The truth is Christ promised that his strength would be made perfect in our weakness. So instead of sitting in guilt over the things that I have done or that I haven’t done as a parent, I can turn this over to God. He’s not only my father but he’s also theirs. He not only loves me with boundless love, but he also loves them with it. Finally, even though I don’t have the strength or the perfection in my role as a mother and probably never will, God’s grace is sufficient, and his strength can be made perfect even in the weaknesses that are in me.
I don’t think I’m the only parent who feels this way. Actually, I know that I’m not because whether it’s failing in one way or another, we all fail our children. After all, we’re human so we will fail sometimes. Praise God they have another parent who never fails. It’s funny; I grew up promising myself I wouldn’t make the same mistakes my parents did, and I didn’t. No, I made a lot of other mistakes. Still, just like God had grace for my parents, he has grace for me, and he’ll have grace for my children too.

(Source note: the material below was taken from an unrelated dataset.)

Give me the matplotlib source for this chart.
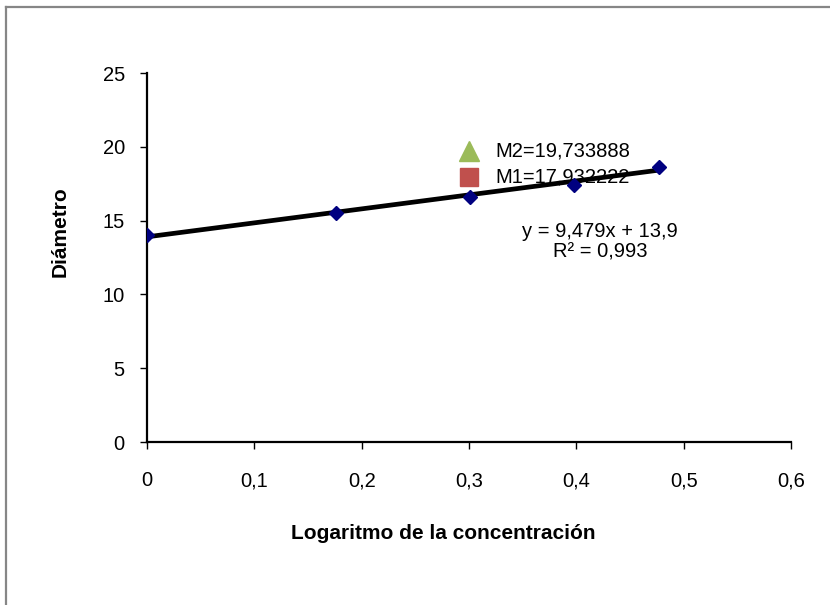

One day they may face the same reality, human weakness. My prayer is that they will face the reality of their weakness with the truth of his strength in them. The reality of our failings can be met with the truth of his grace and forgiveness, and this is true for our children as well. We can see ourselves through eyes of love, the eyes of our children, through the eyes of our Savior when we we cannot see any good in ourselves.. The truth is, we are perfect (moms and dads), not for any other reason than we are theirs. We are perfect for them. Parenting as a believer is done well when we allow Him to be strength in our weakness! That is how he meant it to be, all of our life and service lived out of love for our Savior and trusting that he will equip for every good work. Even for the good work of Parenthood.